Owen McBride (born 1941) is an Irish-born folk singer and storyteller, primarily performing traditional Irish and Scottish music. McBride settled in Toronto in 1963 and became a fixture in the Toronto folk scene. McBride was a key figure in the folk revival movement in Canada and in North American in the 1960s and early 1970s, appearing at major folk music festivals like the Mariposa Folk Festival and the Philadelphia Folk Festivals. For this role, he was inducted in the Mariposa Folk Festival Hall of Fame in 2019. He continues to be an active performer in the folk music club and festival scenes.

== Career ==
McBride is a frequent performer at the Mariposa Folk Festival, the largest folk festival in Canada, performing almost every year from 1964 to the '80s and frequently in subsequent years. Hill has stated McBride "has performed at probably more Mariposa Festivals than any other individual" In July 2019 Owen was inducted into the Mariposa Folk Foundation Hall of Fame for his contributions to folk music in Canada and contributions to the Mariposa Folk Festival.

McBride was active in Toronto's important Yorkville coffeehouse folk music scene performing at venues such as the Mousehole, and Fiddler's Green, venues which also featured acts such as Joni Mitchell and Ian and Sylvia. Estelle Klein, artistic director for the Mariposa Festival, spotted McBride on a scouting mission for the Mariposa Festival and recruited him for the Festival line-up. McBride was also a fixture at folk music gatherings in the 1960s and early 1970s such as hootenanys held in Toronto venues and parks like Riverdale park. He also frequently appeared at college campuses such as York University, the University of Michigan and Michigan State University in the 1960s and 1970s.

A frequent performer at folk music festivals, McBride was featured in the inaugural Ann Arbor Festival in 1976 alongside musicians such as John Prine and Leon Redbone. He was frequently performed in festivals and venues with Redbone, Prine, and other and appeared in a 2018 documentary on career and legacy of Redbone. In 1970 McBride appeared at the Philadelphia Folk Festival with New York Times reporting his ballad performances as "sentimental and boozy". McBride continues to play at folk festivals, such as Home Country Folk Festival in London, Ontario.

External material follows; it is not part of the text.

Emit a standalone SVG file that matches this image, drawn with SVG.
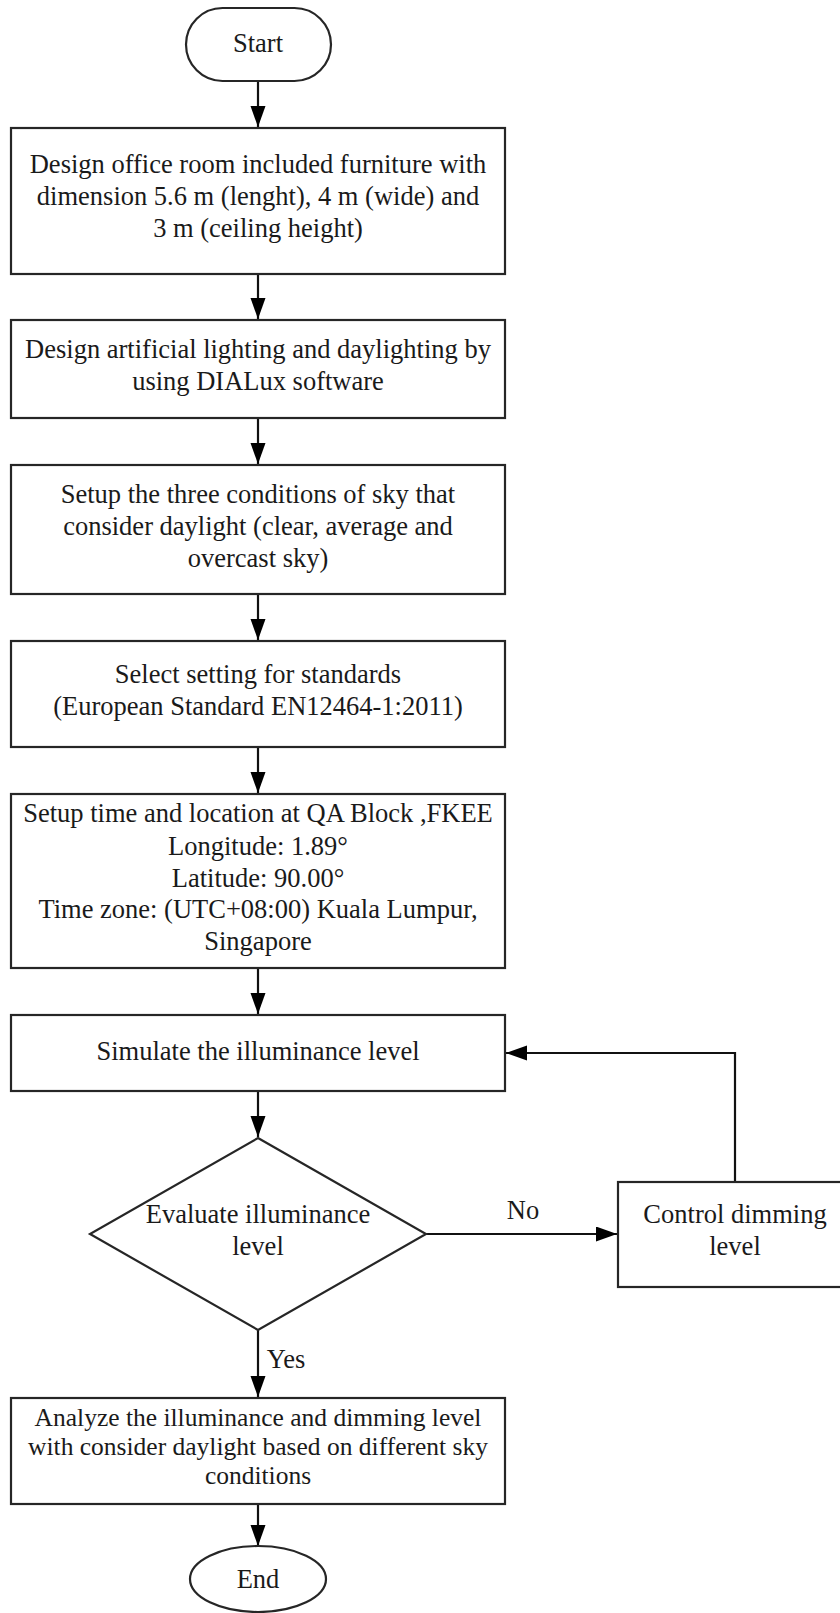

McBride continues to perform folk music in the Toronto area appearing at a Yorkville event in 1987 to celebrate and remember the period where the neighbourhood was the centre of the folk revival movement in Canada. He is reported to own a guitar made by Canadian guitar builder William "Grit" Laskin.

McBride has made several commercial recordings, including one on the Philo Records (folk) label and his music has appeared in CBC radio documentaries, including a documentary produced in 1966 on the 50th anniversary of the Easter uprising in Ireland. His recordings are held in collections such as the Ralph Rinzler Folklife Archives and Collections, at the Smithsonian museum.

==Discography==
- Owen McBride. vocals and guitar. Philo Stereo 1005.
- McBride, O. (1992). Laweesh Rock and other songs. Indreabhán, Conamara, Éire: Cló Iar-Chonnachta.